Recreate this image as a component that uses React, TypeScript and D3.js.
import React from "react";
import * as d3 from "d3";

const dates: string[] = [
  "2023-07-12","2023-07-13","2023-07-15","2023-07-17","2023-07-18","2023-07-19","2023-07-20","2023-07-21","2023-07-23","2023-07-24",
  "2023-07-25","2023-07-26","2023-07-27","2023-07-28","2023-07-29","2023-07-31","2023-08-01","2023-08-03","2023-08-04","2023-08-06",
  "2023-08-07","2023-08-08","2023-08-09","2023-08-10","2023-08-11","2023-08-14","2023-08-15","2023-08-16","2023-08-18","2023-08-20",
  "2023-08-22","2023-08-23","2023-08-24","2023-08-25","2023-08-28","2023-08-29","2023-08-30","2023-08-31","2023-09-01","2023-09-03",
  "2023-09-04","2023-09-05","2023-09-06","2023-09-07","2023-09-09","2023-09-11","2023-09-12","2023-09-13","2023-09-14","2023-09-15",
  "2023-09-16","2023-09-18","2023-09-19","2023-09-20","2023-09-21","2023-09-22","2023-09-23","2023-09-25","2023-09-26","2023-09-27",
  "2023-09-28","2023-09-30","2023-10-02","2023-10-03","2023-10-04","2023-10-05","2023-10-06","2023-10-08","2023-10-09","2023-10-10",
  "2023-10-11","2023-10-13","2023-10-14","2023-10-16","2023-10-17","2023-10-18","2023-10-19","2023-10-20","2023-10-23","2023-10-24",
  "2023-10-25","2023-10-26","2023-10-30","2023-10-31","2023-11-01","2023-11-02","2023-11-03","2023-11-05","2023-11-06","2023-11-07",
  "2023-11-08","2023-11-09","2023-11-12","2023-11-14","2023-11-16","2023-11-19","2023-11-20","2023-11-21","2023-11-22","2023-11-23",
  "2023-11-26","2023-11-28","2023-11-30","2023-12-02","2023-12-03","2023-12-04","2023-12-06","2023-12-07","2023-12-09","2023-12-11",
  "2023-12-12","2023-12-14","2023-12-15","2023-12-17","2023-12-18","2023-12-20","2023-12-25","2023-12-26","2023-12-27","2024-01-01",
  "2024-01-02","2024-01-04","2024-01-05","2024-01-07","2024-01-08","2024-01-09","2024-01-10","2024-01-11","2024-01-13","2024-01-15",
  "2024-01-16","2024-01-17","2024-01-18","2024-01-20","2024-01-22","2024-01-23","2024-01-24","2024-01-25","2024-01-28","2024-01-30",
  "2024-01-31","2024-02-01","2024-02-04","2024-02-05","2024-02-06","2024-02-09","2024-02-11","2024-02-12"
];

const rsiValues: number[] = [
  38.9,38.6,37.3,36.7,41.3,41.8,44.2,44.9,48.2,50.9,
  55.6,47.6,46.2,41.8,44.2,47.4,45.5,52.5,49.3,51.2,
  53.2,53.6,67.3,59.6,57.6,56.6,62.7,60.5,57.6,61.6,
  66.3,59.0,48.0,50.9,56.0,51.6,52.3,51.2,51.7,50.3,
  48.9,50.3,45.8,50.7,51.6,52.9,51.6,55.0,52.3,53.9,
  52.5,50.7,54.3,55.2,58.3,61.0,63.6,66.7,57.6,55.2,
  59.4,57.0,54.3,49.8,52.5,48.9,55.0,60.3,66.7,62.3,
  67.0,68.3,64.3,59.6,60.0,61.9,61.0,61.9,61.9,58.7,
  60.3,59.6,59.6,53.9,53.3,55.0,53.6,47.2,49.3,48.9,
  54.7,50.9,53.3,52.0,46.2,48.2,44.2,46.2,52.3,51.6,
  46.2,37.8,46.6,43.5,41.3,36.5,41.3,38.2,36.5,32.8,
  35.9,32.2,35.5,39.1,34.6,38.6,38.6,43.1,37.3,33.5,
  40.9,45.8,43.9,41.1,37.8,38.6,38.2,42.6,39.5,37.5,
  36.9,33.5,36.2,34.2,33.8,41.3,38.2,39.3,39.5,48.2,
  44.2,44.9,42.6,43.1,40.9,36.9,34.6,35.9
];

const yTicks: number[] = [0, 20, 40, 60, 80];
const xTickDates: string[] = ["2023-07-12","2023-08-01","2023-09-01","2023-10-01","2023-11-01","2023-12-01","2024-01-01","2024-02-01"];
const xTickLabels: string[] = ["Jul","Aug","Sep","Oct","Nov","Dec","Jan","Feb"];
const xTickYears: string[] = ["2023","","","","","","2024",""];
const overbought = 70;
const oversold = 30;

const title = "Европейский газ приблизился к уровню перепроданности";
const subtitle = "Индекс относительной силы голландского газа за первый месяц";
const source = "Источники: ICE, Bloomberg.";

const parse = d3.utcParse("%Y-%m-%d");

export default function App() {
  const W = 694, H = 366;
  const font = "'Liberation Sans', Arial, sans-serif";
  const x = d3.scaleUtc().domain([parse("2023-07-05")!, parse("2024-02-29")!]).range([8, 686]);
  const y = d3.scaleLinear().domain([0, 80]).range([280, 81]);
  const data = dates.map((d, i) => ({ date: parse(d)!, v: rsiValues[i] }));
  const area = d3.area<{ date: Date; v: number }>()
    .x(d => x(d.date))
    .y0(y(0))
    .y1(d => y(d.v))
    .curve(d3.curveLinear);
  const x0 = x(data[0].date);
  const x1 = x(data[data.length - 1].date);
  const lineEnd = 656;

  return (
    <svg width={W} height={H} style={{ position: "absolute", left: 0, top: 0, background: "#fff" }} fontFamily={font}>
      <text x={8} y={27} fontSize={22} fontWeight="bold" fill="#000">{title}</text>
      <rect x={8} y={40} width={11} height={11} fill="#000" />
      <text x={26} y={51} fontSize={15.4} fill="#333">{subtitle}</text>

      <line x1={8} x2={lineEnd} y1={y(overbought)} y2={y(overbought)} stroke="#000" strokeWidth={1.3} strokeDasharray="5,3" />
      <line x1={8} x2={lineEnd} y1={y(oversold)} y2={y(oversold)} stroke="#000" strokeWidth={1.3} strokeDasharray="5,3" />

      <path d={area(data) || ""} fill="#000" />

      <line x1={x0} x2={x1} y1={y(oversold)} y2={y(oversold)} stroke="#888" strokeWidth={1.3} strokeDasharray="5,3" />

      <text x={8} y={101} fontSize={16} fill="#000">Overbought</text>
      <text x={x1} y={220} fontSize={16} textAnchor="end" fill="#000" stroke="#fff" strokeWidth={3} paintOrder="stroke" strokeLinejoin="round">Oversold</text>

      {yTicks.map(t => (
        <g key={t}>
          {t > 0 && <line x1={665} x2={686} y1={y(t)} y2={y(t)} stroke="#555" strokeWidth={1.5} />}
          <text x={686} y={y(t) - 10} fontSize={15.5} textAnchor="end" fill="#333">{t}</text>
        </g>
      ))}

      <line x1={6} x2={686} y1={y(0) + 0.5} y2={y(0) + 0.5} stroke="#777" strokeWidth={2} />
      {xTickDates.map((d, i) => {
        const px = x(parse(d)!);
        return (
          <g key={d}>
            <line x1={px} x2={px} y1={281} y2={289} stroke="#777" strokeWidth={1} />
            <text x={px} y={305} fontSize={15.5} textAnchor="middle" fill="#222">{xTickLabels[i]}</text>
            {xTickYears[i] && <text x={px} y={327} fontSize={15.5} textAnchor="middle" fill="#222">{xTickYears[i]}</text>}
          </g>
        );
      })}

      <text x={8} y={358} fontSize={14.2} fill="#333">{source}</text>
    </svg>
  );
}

───

Goal:
Print back all the lines verbatim.

Written answer:
Recreate this image as a component that uses React, TypeScript and D3.js.
import React from "react";
import * as d3 from "d3";

const dates: string[] = [
  "2023-07-12","2023-07-13","2023-07-15","2023-07-17","2023-07-18","2023-07-19","2023-07-20","2023-07-21","2023-07-23","2023-07-24",
  "2023-07-25","2023-07-26","2023-07-27","2023-07-28","2023-07-29","2023-07-31","2023-08-01","2023-08-03","2023-08-04","2023-08-06",
  "2023-08-07","2023-08-08","2023-08-09","2023-08-10","2023-08-11","2023-08-14","2023-08-15","2023-08-16","2023-08-18","2023-08-20",
  "2023-08-22","2023-08-23","2023-08-24","2023-08-25","2023-08-28","2023-08-29","2023-08-30","2023-08-31","2023-09-01","2023-09-03",
  "2023-09-04","2023-09-05","2023-09-06","2023-09-07","2023-09-09","2023-09-11","2023-09-12","2023-09-13","2023-09-14","2023-09-15",
  "2023-09-16","2023-09-18","2023-09-19","2023-09-20","2023-09-21","2023-09-22","2023-09-23","2023-09-25","2023-09-26","2023-09-27",
  "2023-09-28","2023-09-30","2023-10-02","2023-10-03","2023-10-04","2023-10-05","2023-10-06","2023-10-08","2023-10-09","2023-10-10",
  "2023-10-11","2023-10-13","2023-10-14","2023-10-16","2023-10-17","2023-10-18","2023-10-19","2023-10-20","2023-10-23","2023-10-24",
  "2023-10-25","2023-10-26","2023-10-30","2023-10-31","2023-11-01","2023-11-02","2023-11-03","2023-11-05","2023-11-06","2023-11-07",
  "2023-11-08","2023-11-09","2023-11-12","2023-11-14","2023-11-16","2023-11-19","2023-11-20","2023-11-21","2023-11-22","2023-11-23",
  "2023-11-26","2023-11-28","2023-11-30","2023-12-02","2023-12-03","2023-12-04","2023-12-06","2023-12-07","2023-12-09","2023-12-11",
  "2023-12-12","2023-12-14","2023-12-15","2023-12-17","2023-12-18","2023-12-20","2023-12-25","2023-12-26","2023-12-27","2024-01-01",
  "2024-01-02","2024-01-04","2024-01-05","2024-01-07","2024-01-08","2024-01-09","2024-01-10","2024-01-11","2024-01-13","2024-01-15",
  "2024-01-16","2024-01-17","2024-01-18","2024-01-20","2024-01-22","2024-01-23","2024-01-24","2024-01-25","2024-01-28","2024-01-30",
  "2024-01-31","2024-02-01","2024-02-04","2024-02-05","2024-02-06","2024-02-09","2024-02-11","2024-02-12"
];

const rsiValues: number[] = [
  38.9,38.6,37.3,36.7,41.3,41.8,44.2,44.9,48.2,50.9,
  55.6,47.6,46.2,41.8,44.2,47.4,45.5,52.5,49.3,51.2,
  53.2,53.6,67.3,59.6,57.6,56.6,62.7,60.5,57.6,61.6,
  66.3,59.0,48.0,50.9,56.0,51.6,52.3,51.2,51.7,50.3,
  48.9,50.3,45.8,50.7,51.6,52.9,51.6,55.0,52.3,53.9,
  52.5,50.7,54.3,55.2,58.3,61.0,63.6,66.7,57.6,55.2,
  59.4,57.0,54.3,49.8,52.5,48.9,55.0,60.3,66.7,62.3,
  67.0,68.3,64.3,59.6,60.0,61.9,61.0,61.9,61.9,58.7,
  60.3,59.6,59.6,53.9,53.3,55.0,53.6,47.2,49.3,48.9,
  54.7,50.9,53.3,52.0,46.2,48.2,44.2,46.2,52.3,51.6,
  46.2,37.8,46.6,43.5,41.3,36.5,41.3,38.2,36.5,32.8,
  35.9,32.2,35.5,39.1,34.6,38.6,38.6,43.1,37.3,33.5,
  40.9,45.8,43.9,41.1,37.8,38.6,38.2,42.6,39.5,37.5,
  36.9,33.5,36.2,34.2,33.8,41.3,38.2,39.3,39.5,48.2,
  44.2,44.9,42.6,43.1,40.9,36.9,34.6,35.9
];

const yTicks: number[] = [0, 20, 40, 60, 80];
const xTickDates: string[] = ["2023-07-12","2023-08-01","2023-09-01","2023-10-01","2023-11-01","2023-12-01","2024-01-01","2024-02-01"];
const xTickLabels: string[] = ["Jul","Aug","Sep","Oct","Nov","Dec","Jan","Feb"];
const xTickYears: string[] = ["2023","","","","","","2024",""];
const overbought = 70;
const oversold = 30;

const title = "Европейский газ приблизился к уровню перепроданности";
const subtitle = "Индекс относительной силы голландского газа за первый месяц";
const source = "Источники: ICE, Bloomberg.";

const parse = d3.utcParse("%Y-%m-%d");

export default function App() {
  const W = 694, H = 366;
  const font = "'Liberation Sans', Arial, sans-serif";
  const x = d3.scaleUtc().domain([parse("2023-07-05")!, parse("2024-02-29")!]).range([8, 686]);
  const y = d3.scaleLinear().domain([0, 80]).range([280, 81]);
  const data = dates.map((d, i) => ({ date: parse(d)!, v: rsiValues[i] }));
  const area = d3.area<{ date: Date; v: number }>()
    .x(d => x(d.date))
    .y0(y(0))
    .y1(d => y(d.v))
    .curve(d3.curveLinear);
  const x0 = x(data[0].date);
  const x1 = x(data[data.length - 1].date);
  const lineEnd = 656;

  return (
    <svg width={W} height={H} style={{ position: "absolute", left: 0, top: 0, background: "#fff" }} fontFamily={font}>
      <text x={8} y={27} fontSize={22} fontWeight="bold" fill="#000">{title}</text>
      <rect x={8} y={40} width={11} height={11} fill="#000" />
      <text x={26} y={51} fontSize={15.4} fill="#333">{subtitle}</text>

      <line x1={8} x2={lineEnd} y1={y(overbought)} y2={y(overbought)} stroke="#000" strokeWidth={1.3} strokeDasharray="5,3" />
      <line x1={8} x2={lineEnd} y1={y(oversold)} y2={y(oversold)} stroke="#000" strokeWidth={1.3} strokeDasharray="5,3" />

      <path d={area(data) || ""} fill="#000" />

      <line x1={x0} x2={x1} y1={y(oversold)} y2={y(oversold)} stroke="#888" strokeWidth={1.3} strokeDasharray="5,3" />

      <text x={8} y={101} fontSize={16} fill="#000">Overbought</text>
      <text x={x1} y={220} fontSize={16} textAnchor="end" fill="#000" stroke="#fff" strokeWidth={3} paintOrder="stroke" strokeLinejoin="round">Oversold</text>

      {yTicks.map(t => (
        <g key={t}>
          {t > 0 && <line x1={665} x2={686} y1={y(t)} y2={y(t)} stroke="#555" strokeWidth={1.5} />}
          <text x={686} y={y(t) - 10} fontSize={15.5} textAnchor="end" fill="#333">{t}</text>
        </g>
      ))}

      <line x1={6} x2={686} y1={y(0) + 0.5} y2={y(0) + 0.5} stroke="#777" strokeWidth={2} />
      {xTickDates.map((d, i) => {
        const px = x(parse(d)!);
        return (
          <g key={d}>
            <line x1={px} x2={px} y1={281} y2={289} stroke="#777" strokeWidth={1} />
            <text x={px} y={305} fontSize={15.5} textAnchor="middle" fill="#222">{xTickLabels[i]}</text>
            {xTickYears[i] && <text x={px} y={327} fontSize={15.5} textAnchor="middle" fill="#222">{xTickYears[i]}</text>}
          </g>
        );
      })}

      <text x={8} y={358} fontSize={14.2} fill="#333">{source}</text>
    </svg>
  );
}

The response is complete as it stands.